I often read books that were written for other countries, including the USA. I mentally ‘translate’ them into my experiences. So someone is facing a difficult left hand turn in the book and I picture it as a right hand turn to understand the context. I read ‘mom’ as ‘mum’, ‘color’ as ‘colour’ and struggle over imperial references.

That’s okay when I’m reading an American book.

I resent it in an Australian book.

If you are sharing an Australian experience with readers, make it authentically Australian by using Australian terminology and spelling. To do otherwise alienates your Australian audience.

Maybe her purpose was to write for the American audience because it is larger. Then why make it so clearly about Australia? Why insult Americans to say they can’t read a book and ‘translate’ terms into their context?

In a book trying to show how cultures are different but can co-exist, I found it uncomfortable that she didn’t stay with the Australian culture. It felt hypocritical. And that she was demeaning Australian culture.

Back to business…

You may not be writing books about cultural clashes, or even in a business that has much cultural diversity to deal with, but the point is the same.

It’s important to know your voice and stick to it.

To know your audience and understand it – not just what they can understand but what could be insulting or offensive.

To really think about what you are communicating between the lines.

To realise that the USA is not the world and that it’s ok to do things in a locally appropriate way instead of copying the American way by default.

Style Guides

A style guide is simply a set of rules as to how your business produces it’s communication materials (including website content, letters, emails, marketing documents and promotional articles.)

By having a style guide, you can ensure everything you present to customers and potential customers is consistent and supports your brand. For instance, if someone reads a formal letter from you then visits your casual website, they will notice the difference and probably feel uncomfortable with it.

Style guides can be in bullet point on one page or they can be comprehensive manuals – it depends on the needs and size of the business. In fact, I have written both types for a single client as they used them for different purposes.

If you want to create a style guide, you can always start with the key points and slowly build it up as you gather further information to include.

A style sheet is a summary of a style guide that lists common words and how they are to be presented. For instance, does your business write Internet or internet? Or is Aussie acceptable or must it always be Australian?

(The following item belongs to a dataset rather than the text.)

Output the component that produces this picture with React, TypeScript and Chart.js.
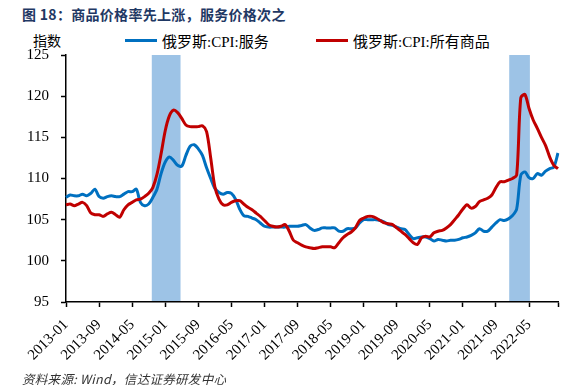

P.S. I wrote a longer comparision betwen style guide and style sheet last Novemeber.

Don’t apologise for being Australian

We all know that spelling varies between Australia and some other countries, notably the USA. We write neighbour, they write neighbor; we write centre, they write center.

Which spelling you should use depends on who your readers are – if you want to attract Australian customers, use Australian spellings, and so on. If your domain ends with .au, then use Australian spelling and metric measurements even if you have an international audience – be proud of being Australian and use our conventions, especially as you have already announced your link to Australia.

As an Australian, I can read US spelling and understand it without too much effort (even when it annoys me on an Australian site!) and I believe that the Americans can cope with reading our spelling, too. I recently saw an Australian site with an explanation of the two spellings – to me, this implied that any Americans visiting the site were too stupid to understand ‘colour’ means ‘color’. That, or our spelling is somehow inferior and should be apologised for in case the Americans don’t like us.

Either way, it is not a good message to send and was a complete waste of the site owner’s time to prepare the table. So, be proud of our country and our conventions, and give others the courtesy that they are intelligent enough to respect and understand that.